DCP-Prune: Ultra-Low Token Pruning with Distribution Consistency Preservation
2026-06-15 • Computer Vision and Pattern Recognition
Computer Vision and Pattern RecognitionArtificial Intelligence
AI summaryⓘ
The authors examined why vision models lose accuracy when most image tokens are removed. They found that big shifts in the token feature distribution relate to worse performance. To fix this, they designed a two-step method: first, moving context information before pruning tokens, and second, picking new important tokens if the distribution shifts too much. Their approach keeps the model accurate even with very few tokens, shown by strong results with only 16 tokens.

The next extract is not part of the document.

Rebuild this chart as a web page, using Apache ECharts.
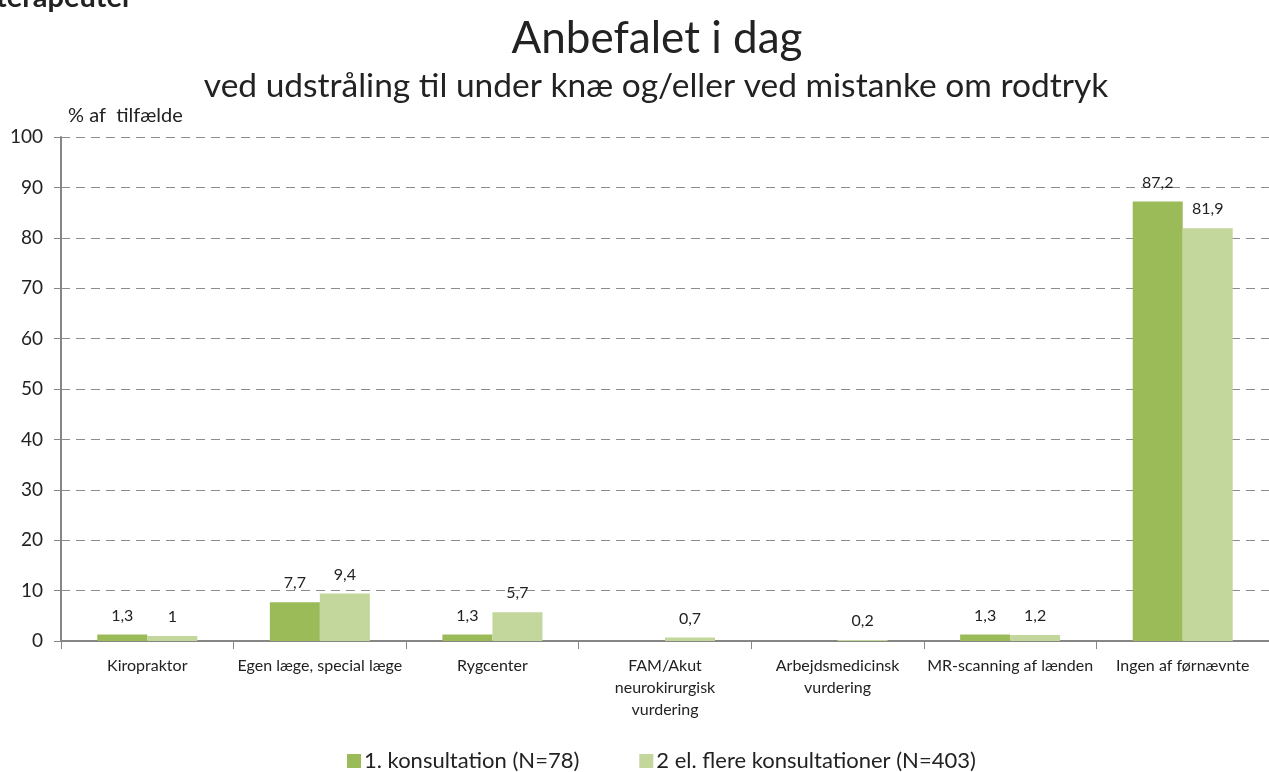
<!DOCTYPE html>
<html>
<head>
<meta charset="utf-8">
<script src="https://cdn.jsdelivr.net/npm/echarts@6/dist/echarts.min.js"></script>
<style>
  html, body { margin: 0; padding: 0; background: #fff; }
  #chart { width: 1269px; height: 772px; }
</style>
</head>
<body>
<div id="chart"></div>
<script>
// Categories and the two consultation groups (percent of cases)
const categories = [
  'Kiropraktor',
  'Egen læge, special læge',
  'Rygcenter',
  'FAM/Akut\nneurokirurgisk\nvurdering',
  'Arbejdsmedicinsk\nvurdering',
  'MR-scanning af lænden',
  'Ingen af førnævnte'
];
const firstConsult = [1.3, 7.7, 1.3, 0, 0, 1.3, 87.2];
const laterConsults = [1, 9.4, 5.7, 0.7, 0.2, 1.2, 81.9];
const seriesNames = ['1. konsultation (N=78)', '2 el. flere konsultationer (N=403)'];
const yTicks = [0, 10, 20, 30, 40, 50, 60, 70, 80, 90, 100];

const font = 'Lato, "Open Sans", sans-serif';
const fmt = p => p.value === 0 ? '' : String(p.value).replace('.', ',');

const chart = echarts.init(document.getElementById('chart'), null, { renderer: 'canvas' });
chart.setOption({
  animation: false,
  textStyle: { fontFamily: font },
  title: [
    { text: 'Anbefalet i dag', left: 652, top: 12, textAlign: 'center',
      textStyle: { fontSize: 44, fontWeight: 'normal', color: '#222', fontFamily: font } },
    { text: 'ved udstråling til under knæ og/eller ved mistanke om rodtryk', left: 651, top: 64, textAlign: 'center',
      textStyle: { fontSize: 33.5, fontWeight: 'normal', color: '#222', fontFamily: font } }
  ],
  graphic: [
    { type: 'text', left: -4, top: -17,
      style: { text: 'terapeuter', font: 'bold 29px ' + font, fill: '#222' } },
    { type: 'text', left: 68, top: 106,
      style: { text: '% af  tilfælde', font: '20px ' + font, fill: '#222' } }
  ],
  legend: {
    top: 745, left: 342, itemWidth: 14, itemHeight: 14, itemGap: 60,
    icon: 'rect',
    textStyle: { fontSize: 22, color: '#222', fontFamily: font, padding: [0, 0, 0, -2] },
    data: seriesNames
  },
  grid: { left: 61, top: 137, width: 1218, height: 504, containLabel: false },
  xAxis: {
    type: 'category', data: categories,
    axisLine: { lineStyle: { color: '#868686', width: 2 } },
    axisTick: { show: true, length: 8, lineStyle: { color: '#868686' } },
    axisLabel: { interval: 0, fontSize: 16, color: '#222', lineHeight: 22, margin: 14, fontFamily: font }
  },
  yAxis: {
    type: 'value', min: 0, max: 100, interval: 10,
    axisLine: { show: true, lineStyle: { color: '#868686', width: 2 } },
    axisTick: { show: true, length: 7, lineStyle: { color: '#868686' } },
    axisLabel: { fontSize: 19, color: '#222', margin: 18, fontFamily: font,
      formatter: v => yTicks.includes(v) ? String(v) : '' },
    splitLine: { lineStyle: { color: '#8c8c8c', type: [9, 6], width: 1 } }
  },
  series: [
    { name: seriesNames[0], type: 'bar', data: firstConsult, barWidth: 50, barGap: '0%',
      itemStyle: { color: '#9BBB59' },
      label: { show: true, position: 'top', distance: 11, fontSize: 16, color: '#222', formatter: fmt, fontFamily: font } },
    { name: seriesNames[1], type: 'bar', data: laterConsults, barWidth: 50,
      itemStyle: { color: '#C3D69B' },
      label: { show: true, position: 'top', distance: 11, fontSize: 16, color: '#222', formatter: fmt, fontFamily: font } }
  ]
});
</script>
</body>
</html>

vision token pruningfeature distribution shiftdistribution consistency metricAnchor-Context Graph Recovery (ACGR)Text-Aware Token Cluster Selection (TATCS)token budgetLLaVA-1.5-7Bimage tokens
Authors
Xifeng Xue, Xiaokang Wang, Zirui Li, Ming-Ming Cheng, Guolei Sun
Abstract
Recent vision token pruning methods effectively preserve model performance under moderate token budgets but become unstable under ultra-low token budget. Our analysis shows that as the pruning budget decreases, accuracy degradation is often accompanied by larger feature distribution shifts. Critically, the degree of this distribution shift strongly correlates with performance degradation. To better characterize this phenomenon, we introduce a lightweight distribution consistency metric to estimate the distribution shift between retained and full tokens. Motivated by these observations, we propose a two-stage pruning framework consisting of Anchor-Context Graph Recovery (ACGR) and Text-Aware Token Cluster Selection (TATCS). Specifically, ACGR transfers contextual information before token removal, while TATCS dynamically re-selects representative tokens when severe distribution shift is detected. Extensive experiments demonstrate that our method achieves superior and more stable performance under ultra-low token budget. Notably, it retains 92.1% of the upper-bound average performance on LLaVA-1.5-7B with only 16 visual tokens.